There are two ways out of Bolton, to Chorley and Preston; known severally as the Chorley Old and New Roads. The old road ascends windy heights, and although still a practicable highway, is of such a character that any traveller—not being a professional explorer of old roads—who finds himself on it, and perceives the new road going flat, below, is deeply sorry for himself. The way into this old road is by the group of houses called Dorfcocker—where the “Tempest Arms” displays the Tempest cognisance and their motto, “Loywf as thow Fynds”—and along Boot Lane. Thence comes a steep steady ascent past the “Bob’s Smithy” inn and the cottages of Scant Row—well-named in its meagre, hungry look—to the “Horwich Moorgate” inn with the subsidiary title of the “Blundell Arms.” Did any authority compensate these unfortunate inns when the traffic was diverted into the “New” road? Let us hope so, for the doing of it deprived them—not of a livelihood, else how could they have continued to live?—but certainly of all save the merest means of existence.
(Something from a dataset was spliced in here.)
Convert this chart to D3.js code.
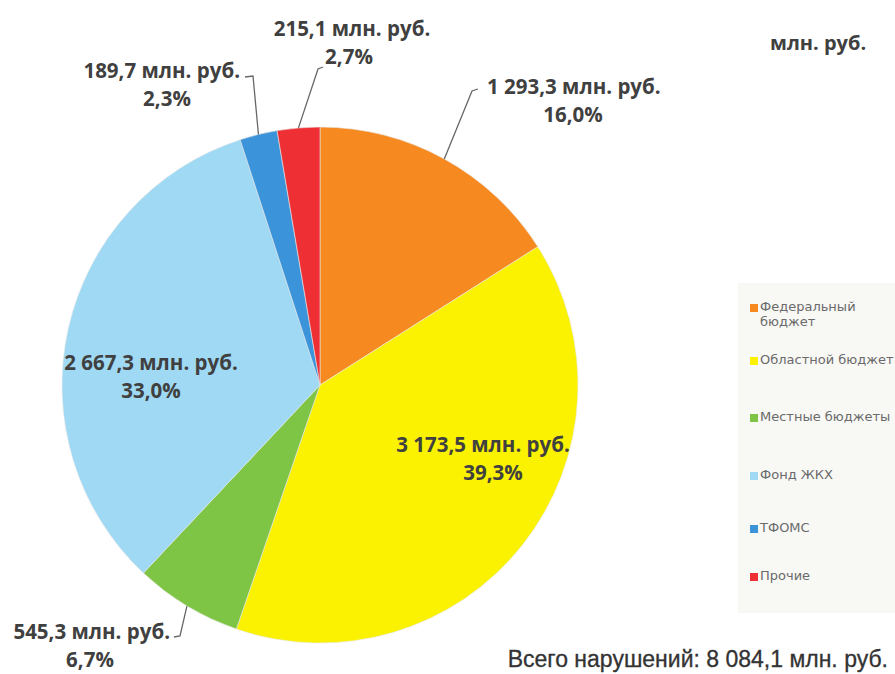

There remains yet a look about the “Moorgate” inn which tells you that not always did it rub meanly along on selling beer to rustics or mill-hands. Alas!

THE RESERVOIRS

Henceforward, having reached the summit, and not wishing to remain on this wind-swept height, it is necessary to descend: that is obvious enough. But not easily is that descent made. To Avernus the transition is reputed to be easy and comfortable: to Horwich, where the old and new roads join, it is martyrdom, especially if it be undertaken on a cycle. And so descending, cautiously and with alternate prayers and curses, over the agonising pits and gullies in the neglected setts of the Chorley Old Road, to the only less fearful surface of the Chorley New Road at Horwich, we come at the two hundredth mile from London to the great lake-like reservoirs of the Liverpool Waterworks, formed in 1848, stretching for a long way alongside the road, and occupying the site of Anglezarke Moor. To a height of 1,545 feet rises the sullen mass of Rivington Pike, in the background, crowned with its masonry beacon. There are at least two dozen other reservoirs of different sizes up there, in the vast gloomy moors where the Pike presides: reservoirs in solitudes looking down upon the circle of busy towns comprising Bolton, Bury, Wigan, Blackburn, and Preston, and supplying their needs.